A Academia havia prometido que este ano haveria apresentações musicais especiais. A música no Oscar geralmente é centrada nas cinco canções indicadas. A realidade é que é um espetáculo que normalmente não deixa performances memoráveis, daquelas que a gente vai rever no YouTube, uma virtude na qual os prêmios Grammy são os mestres.
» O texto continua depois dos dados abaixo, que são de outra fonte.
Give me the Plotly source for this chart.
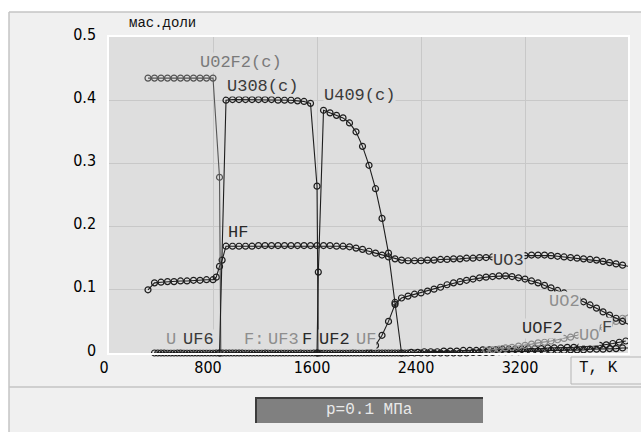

O esforço musical deste ano ficou visível em vários momentos da cerimônia. Billie Eilish, a sensação musical do ano, tocou neste domingo no segmento in memoriam. Eminem apareceu para cantar ao vivo 8 Mile, a música do filme que estrelou em 2002 e pela qual ganhou um Oscar. Idina Menzel cantou Into the Unknown, a canção de Frozen II, com as vozes da princesa Elsa em todo o mundo, uma demonstração do poder global da Disney. Elton John apresentou pessoalmente, ao piano, I’m Going to Love Me Again, do filme sobre sua vida, Rocketman. Elton John e Bernie Taupin, parceiros há 53 anos, subiram ao palco para receber o prêmio de melhor canção. Foi o segundo Oscar de John, e o primeiro de Taupin, que disse: “Bom, isso não foi ruim”.